From: Like Xu <likexu@tencent.com>

The find_arch_event() returns a "unsigned int" value,
which is used by the pmc_reprogram_counter() to
program a PERF_TYPE_HARDWARE type perf_event.

The returned value is actually the kernel defined gernic
perf_hw_id, let's rename it to find_perf_hw_id() with simpler
incoming parameters for better self-explanation.
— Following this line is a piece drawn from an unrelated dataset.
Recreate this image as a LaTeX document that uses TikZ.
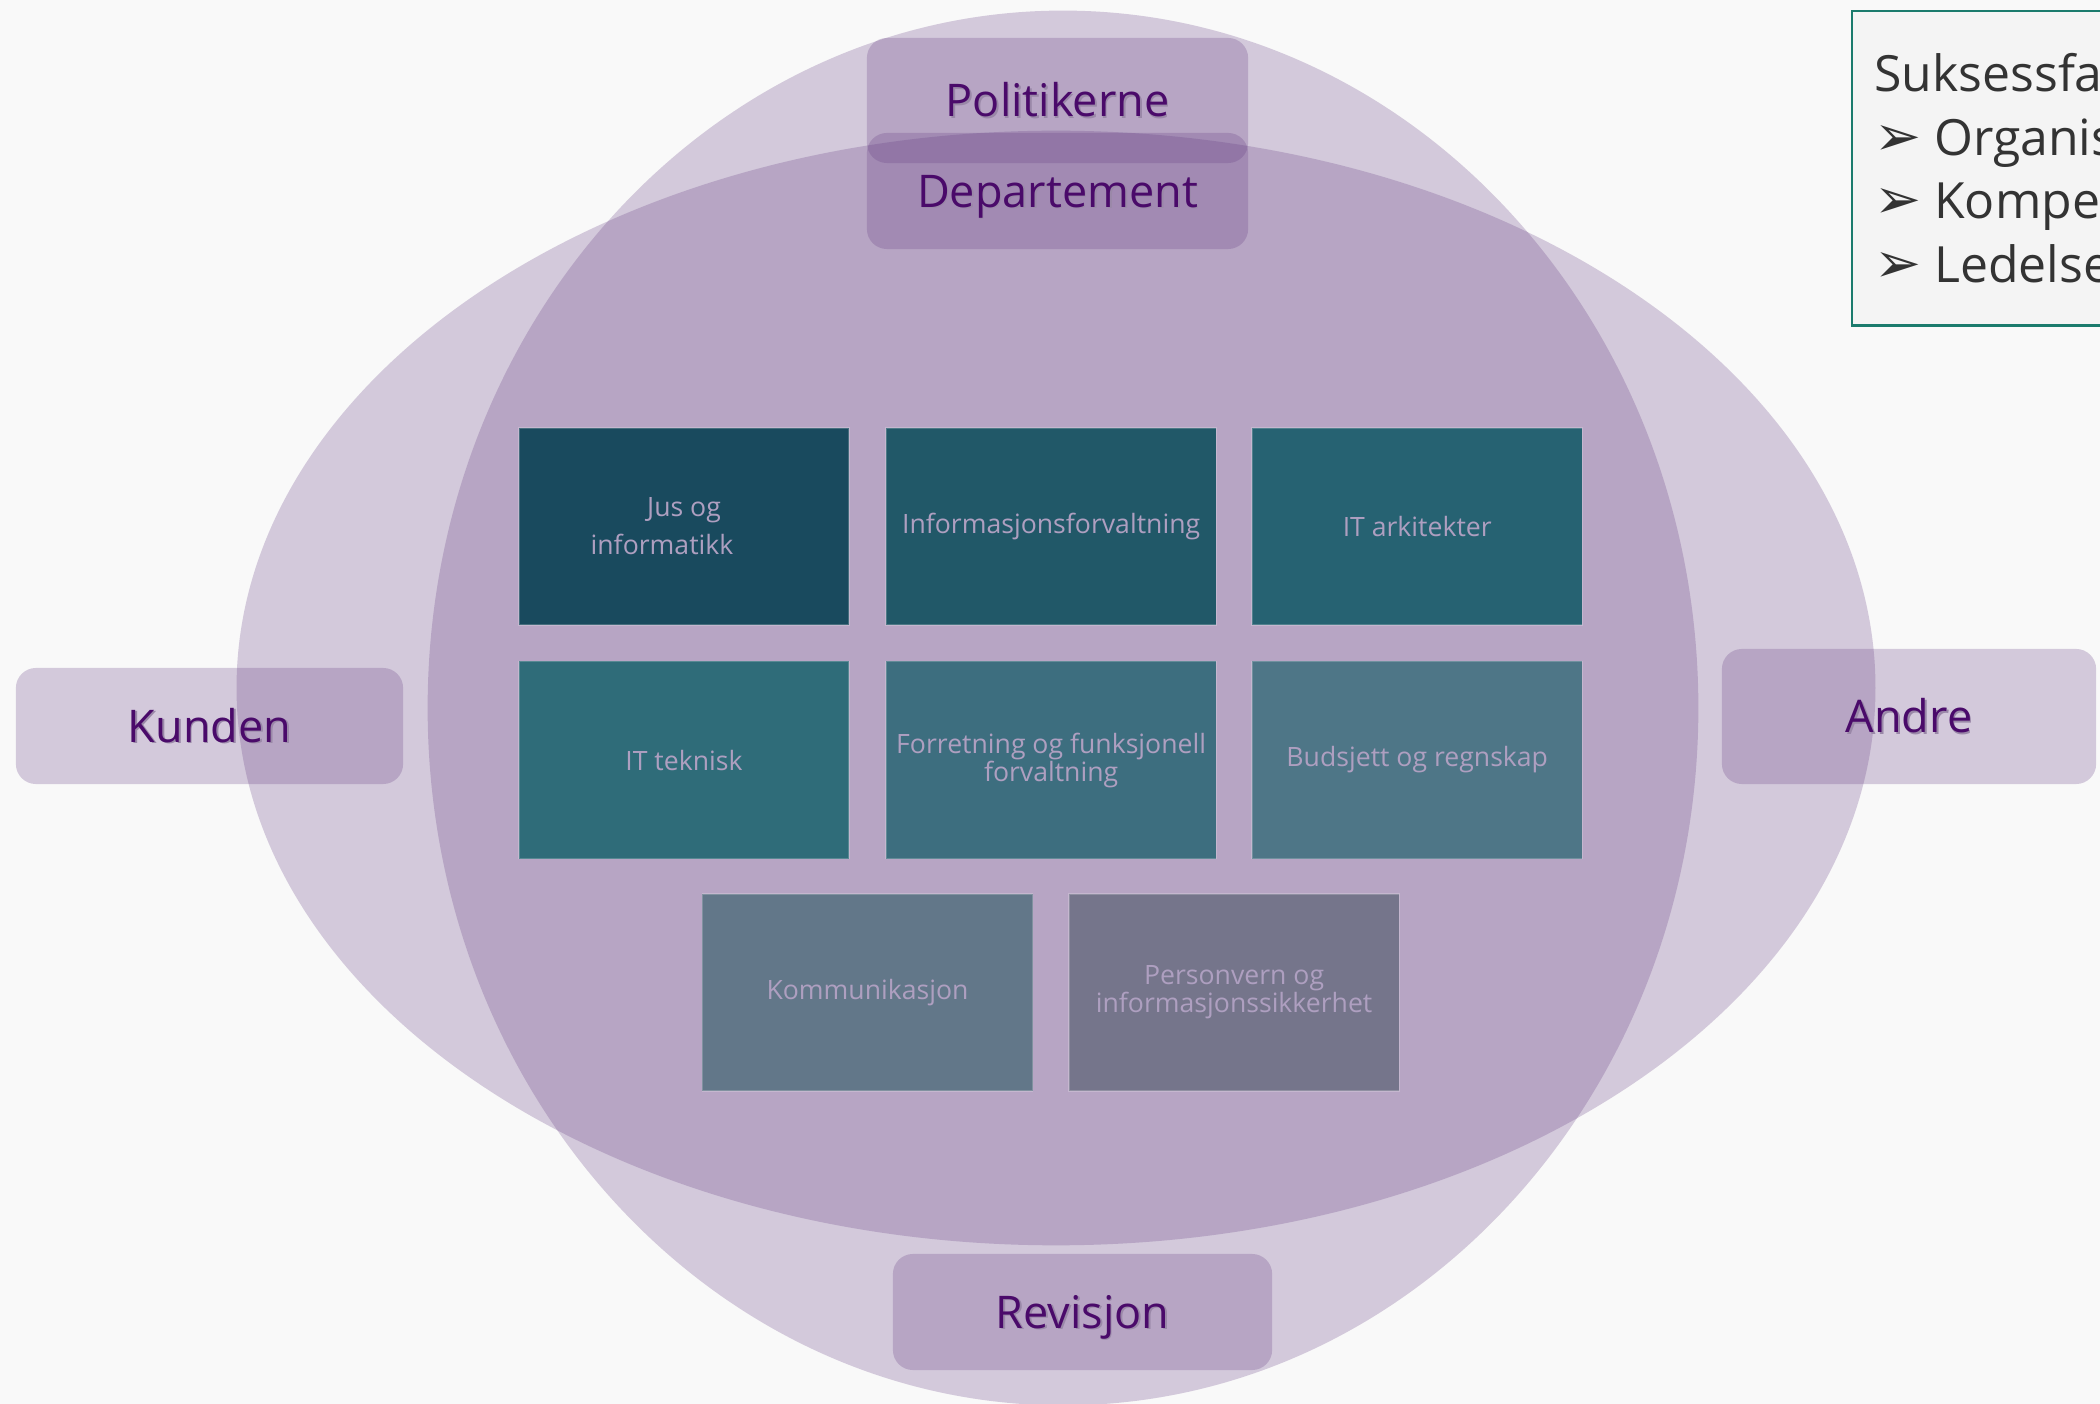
\documentclass[tikz,border=0pt]{standalone}
\usepackage{fontspec}
\setmainfont{Open Sans}
\newfontfamily\dejavu{DejaVu Sans}
\usetikzlibrary{positioning}

\definecolor{bakgrunn}{HTML}{F9F9F9}
\definecolor{lilla}{HTML}{643C82}
\definecolor{aktortekst}{HTML}{4A0A6A}
\definecolor{skyggefarge}{HTML}{9A88A8}
\definecolor{fagtekst}{HTML}{AE9FC0}
\definecolor{rammefarge}{HTML}{1B7B6D}
\definecolor{boksfyll}{HTML}{F4F4F4}
\definecolor{bokstekst}{HTML}{333333}
\definecolor{fagA}{HTML}{194A5E}
\definecolor{fagB}{HTML}{215868}
\definecolor{fagC}{HTML}{266272}
\definecolor{fagD}{HTML}{2F6C79}
\definecolor{fagE}{HTML}{3D6E7F}
\definecolor{fagF}{HTML}{4E7687}
\definecolor{fagG}{HTML}{627789}
\definecolor{fagH}{HTML}{75758B}

\newcommand{\skygge}[1]{\makebox[0pt][l]{\kern0.5pt\raisebox{-0.5pt}{\textcolor{skyggefarge}{#1}}}#1}
\newcommand{\pil}{\makebox[0.6cm][l]{\dejavu\fontsize{16pt}{16pt}\selectfont ➢}}

\begin{document}
\begin{tikzpicture}[x=0.01cm, y=-0.01cm]
	\tikzstyle{blob}=[fill=lilla, fill opacity=0.25];
	\tikzstyle{aktor}=[rectangle, rounded corners=0.2cm, fill=lilla, fill opacity=0.25,
	                   text opacity=1, text=aktortekst, inner sep=0pt, minimum height=1.16cm,
	                   text height=9.2pt, text depth=0pt, font=\fontsize{12.8pt}{15pt}\selectfont];
	\tikzstyle{fag}=[rectangle, inner sep=0pt, minimum width=3.3cm, minimum height=1.97cm,
	                 draw=white, draw opacity=0.2, line width=0.4pt, text=fagtekst,
	                 align=center, font=\fontsize{7.57pt}{7.97pt}\selectfont];
	\useasboundingbox (0,0) rectangle (2100,1404);
	\clip (0,0) rectangle (2100,1404);
	\fill[bakgrunn] (0,0) rectangle (2100,1404);
	% sirkel og ellipse
	\fill[blob] (1063,708) ellipse [x radius=6.35cm, y radius=6.97cm];
	\fill[blob] (1056,688) ellipse [x radius=8.19cm, y radius=5.57cm];
	% aktorene
	\node[aktor, minimum width=3.81cm, minimum height=1.25cm] (politikerne) at (1057.5,100.5) {\skygge{Politikerne}};
	\node[aktor, minimum width=3.81cm] (departement) at (1057.5,191) {\skygge{Departement}};
	\node[aktor, minimum width=3.87cm] (kunden) at (209.5,726) {\skygge{Kunden}};
	\node[aktor, minimum width=3.74cm, minimum height=1.35cm] (andre) at (1909,716.5) {\skygge{Andre}};
	\node[aktor, minimum width=3.79cm] (revisjon) at (1082.5,1312) {\skygge{Revisjon}};
	% fagomraadene
	\node[fag, fill=fagA] (jus) at (684,526.5) {Jus og\\[2.85pt]informatikk\hspace*{0.44cm}};
	\node[fag, fill=fagB, right=0.355cm of jus] (infoforv) {Informasjonsforvaltning};
	\node[fag, fill=fagC, right=0.345cm of infoforv] (itark) {IT arkitekter};
	\node[fag, fill=fagD, below=0.35cm of jus] (itteknisk) {IT teknisk};
	\node[fag, fill=fagE, below=0.35cm of infoforv] (forretning) {Forretning og funksjonell\\forvaltning};
	\node[fag, fill=fagF, below=0.35cm of itark] (budsjett) {Budsjett og regnskap};
	\node[fag, fill=fagG] (kommunikasjon) at (867.5,992.5) {Kommunikasjon};
	\node[fag, fill=fagH, right=0.35cm of kommunikasjon] (personvern) {Personvern og\\informasjonssikkerhet};
	% suksessfaktorer
	\node[rectangle, draw=rammefarge, line width=0.7pt, fill=boksfyll, text=bokstekst,
	      anchor=north west, inner xsep=0.22cm, inner ysep=0pt, minimum height=3.14cm,
	      text width=5cm, align=left, font=\fontsize{14.2pt}{18.07pt}\selectfont]
	      (suksess) at (1851,10) {Suksessfaktorer\\\pil Organisering\\\pil Kompetanse\\\pil Ledelse};
\end{tikzpicture}
\end{document}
Signed-off-by: Like Xu <likexu@tencent.com>
---
 arch/x86/kvm/pmu.c           | 8 +-------
 arch/x86/kvm/pmu.h           | 3 +--
 arch/x86/kvm/svm/pmu.c       | 8 ++++----
 arch/x86/kvm/vmx/pmu_intel.c | 9 +++++----
 4 files changed, 11 insertions(+), 17 deletions(-)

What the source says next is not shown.